Muhammad Yunus, Banker to the World's Poorest Citizens, Makes His Case - Knowledge@Wharton
Sometimes finance need not be about millions of dollars. A perfect example is in microlending. Often by giving only a few hundred dollars of financing, microlenders can make a huge difference. Wharton and the Nightly Business Report provide fascinating interview with Muhammad Yunus, managing director of Grameen Bank in Bangladesh and a pioneer in the practice of microcredit lending.
It is well worth your time!
A few highlights:
* "I saw how people suffered for a tiny amount of money....So I made a list of people who needed just a little bit of money. And when the list was complete, there were 42 names. The total amount of money they needed was $27. I was shocked. Here we were talking about economic development, about investing billions of dollars in various programs, and I could see it wasn't billions of dollars people needed right away. They needed a tiny amount of money."
* "This is business money. Business money is limitless. And then, you can reach out to many more people than you would otherwise do....This is not charity. This is business: business with a social objective, which is to help people get out of poverty. Other banks were not giving loans to these people. "
* "If we start with that $27, and you add on all the money that we have loaned, it's nearly $5 billion that we have given over time. Now we have come to a stage where every two years we are giving $1 billion. So half a billion dollars a year. That's the stage we are in."
* "NBR: We have recently seen elections in Iraq for the first time. Self determination is the hope there. In a sense, is that what your program does? It changes people?

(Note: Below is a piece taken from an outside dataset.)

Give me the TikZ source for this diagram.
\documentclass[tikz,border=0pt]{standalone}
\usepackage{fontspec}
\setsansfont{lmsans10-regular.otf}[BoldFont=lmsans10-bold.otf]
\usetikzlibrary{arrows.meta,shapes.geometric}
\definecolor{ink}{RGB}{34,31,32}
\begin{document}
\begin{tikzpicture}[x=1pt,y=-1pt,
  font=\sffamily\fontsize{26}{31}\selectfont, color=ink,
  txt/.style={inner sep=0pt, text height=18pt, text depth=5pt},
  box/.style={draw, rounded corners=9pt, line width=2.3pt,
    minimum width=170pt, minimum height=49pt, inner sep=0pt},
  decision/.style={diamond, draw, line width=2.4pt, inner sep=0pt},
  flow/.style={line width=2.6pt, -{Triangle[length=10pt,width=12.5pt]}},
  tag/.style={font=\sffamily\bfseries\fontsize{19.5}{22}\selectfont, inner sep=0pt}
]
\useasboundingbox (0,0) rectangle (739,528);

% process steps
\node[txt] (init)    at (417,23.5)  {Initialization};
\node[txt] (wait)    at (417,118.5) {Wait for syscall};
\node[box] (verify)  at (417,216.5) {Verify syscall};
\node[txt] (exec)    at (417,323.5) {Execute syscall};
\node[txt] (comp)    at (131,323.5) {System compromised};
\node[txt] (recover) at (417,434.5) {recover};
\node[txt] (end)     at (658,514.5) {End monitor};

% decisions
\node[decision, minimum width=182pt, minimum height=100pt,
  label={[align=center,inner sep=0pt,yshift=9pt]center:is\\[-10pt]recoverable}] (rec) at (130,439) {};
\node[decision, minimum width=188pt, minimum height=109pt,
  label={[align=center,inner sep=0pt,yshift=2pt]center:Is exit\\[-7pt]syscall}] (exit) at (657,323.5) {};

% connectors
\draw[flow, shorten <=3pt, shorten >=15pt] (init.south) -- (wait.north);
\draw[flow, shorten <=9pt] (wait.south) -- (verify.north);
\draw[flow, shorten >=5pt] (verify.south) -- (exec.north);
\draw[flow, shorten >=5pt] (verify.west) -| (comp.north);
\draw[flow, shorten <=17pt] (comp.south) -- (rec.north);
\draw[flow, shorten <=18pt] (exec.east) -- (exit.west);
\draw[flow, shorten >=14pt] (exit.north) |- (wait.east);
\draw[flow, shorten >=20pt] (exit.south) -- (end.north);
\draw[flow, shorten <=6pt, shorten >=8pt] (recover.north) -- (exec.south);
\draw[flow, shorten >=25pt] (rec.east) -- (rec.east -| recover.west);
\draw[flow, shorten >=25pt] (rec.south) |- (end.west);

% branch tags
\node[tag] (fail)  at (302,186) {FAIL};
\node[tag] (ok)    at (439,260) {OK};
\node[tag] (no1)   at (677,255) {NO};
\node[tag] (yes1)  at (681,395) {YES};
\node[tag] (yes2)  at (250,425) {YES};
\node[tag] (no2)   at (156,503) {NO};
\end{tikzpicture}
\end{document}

Yunus: Definitely. Actually, if you look at it one way, the microcredit we give to the women is a tool to explore one's self, how much capacity that is stored up inside: 'I never knew that I had the capacity. That creativity. That ingenuity. To make money to express myself. So that money gives, for the first time, an occasion for me to find out how much I can do.' When you were successful in the first round, when you took tiny amounts -- $30, $35 -- and went into business and paid back the loan, you are now much more equipped to do better. Bigger. So you ask for a $50 loan, a $60 loan, because you think you can do bigger business and more challenging business than when you first took out an easy loan.
NBR: It gives you that self confidence."